As I have probably mentioned I have experienced more anxiety symptoms in the past 5 years than depression.
And depression is hard.
I was going to write about other topics today on this blog.
But I’m f*cking depressed.
I kinda felt OFF this week. I was irritable. I was hungry, but had no appetite. I had the opposite of my sleeping problem, where I would just sleep early almost every night. I would sleep 8-9 hours these past couple of weeks.
Last night, I just felt so strange. I had a difficult week at work and I was anxiously waiting for a response back from the guy that I’m currently talking to. This strange feeling was so familiar. But now I know that it was the beginning of depression.
I haven’t felt the “rock bottom” component of depression in many years. And I feel like I blocked that feeling from myself. So much that depression and deep depression feels like it’s something new.
I started doing my daily journals last night while listening to my “mental health” playlist. I desperately wanted to cry in hopes to make me feel better. And then the song ” After the Storm” from Mumford & Songs began playing. There is this one lyric that I always have in the back of my mind when I need it. And that lyric immediately made me cry, ” But there will come a time, you’ll see, with no more tears. And love will not break your heart, but dismiss your fears.”.
This cry was different. It wasn’t an anxiety cry, it was depression.

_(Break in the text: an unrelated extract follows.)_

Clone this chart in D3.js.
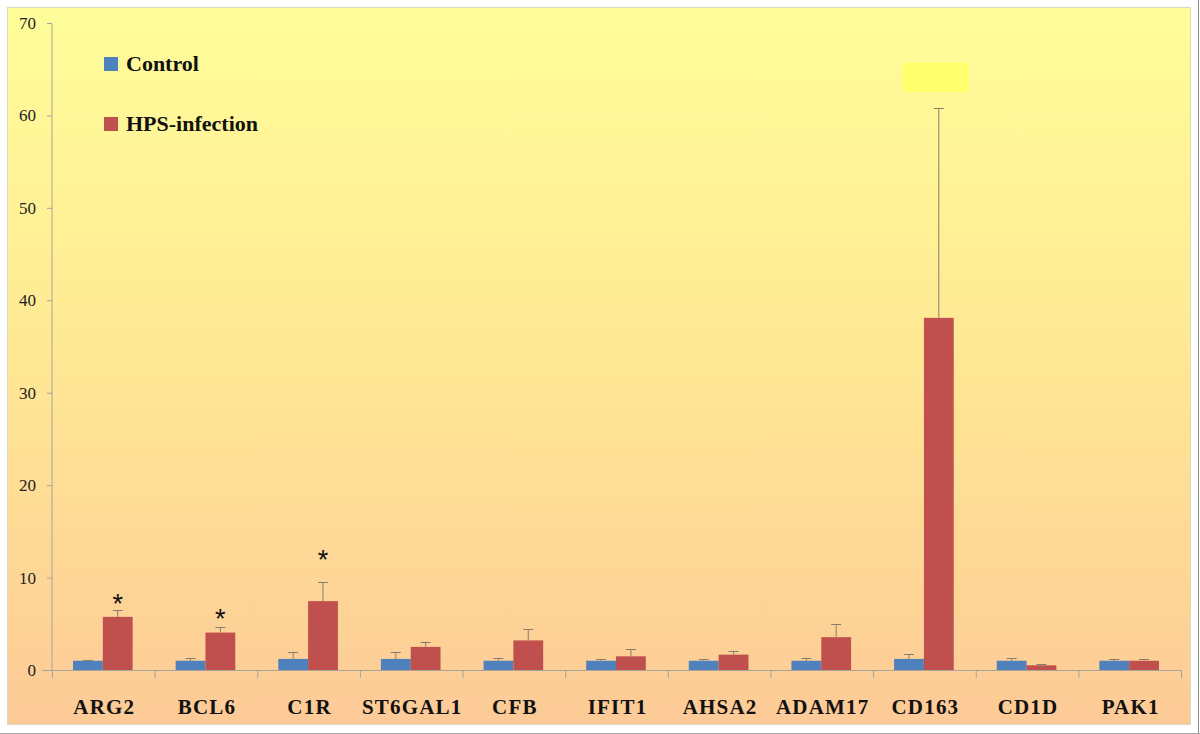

I was able to fall asleep and sleep through the night ( *knock on wood). But when I woke up, I had no urgency to get up as I usually do. I felt like I didn’t have any ounce of energy. However, it wasn’t the same exhaustion as I usually get from work. It was an emotional exhaustion.
I was able to get some cleaning done and do my laundry. I took a shower, because I had planned to go to a store just to get out of the house. But after lunch, I just sat in my chair in my room with a constant worry and looked at my phone for any text from him. I knew that getting out of the house would make me feel better, but I couldn’t.
Then I laid on my bed and fell asleep. I had 8 hours of sleep last night, I had caffeine in the morning and I wasn’t ill. So it was very strange that I took a nap in the middle of the afternoon that didn’t have to do with a lack of sleep or being sick.
Again, it was depression.
After a couple of hours of feeling suicidal, feeling worthless, feeling like I will never feel loved.
I finally got the energy to eat something and journal my feelings.
As soon as I started to write down my feelings about the guy. I began to pray and talk to God, which I have done pretty often when I was in a dark depression. I just kept on asking him…WHY? Why bring so many guys in my life that have no interest in me, but talk to me, as if they do like me. Why are they just teasing me and playing with me, then just to hurt me. I’m 31 years old, I’m tired of this!
I had been crying on and off today. Sometimes with or without a warning. And there were many moments where I was in the living room and just started crying. Then I hear a family member walk towards my direction and I quickly have to wipe my tears.
(It’s 7:16 PM and I’m soo sleepy at the moment.)
What I wanted for this new year was….to be OKAY.
I didn’t want to be happy, I didn’t want to have the best year ever.
I just wanted to be OKAY.
We’re 16 days into the new year and I’m already struggling.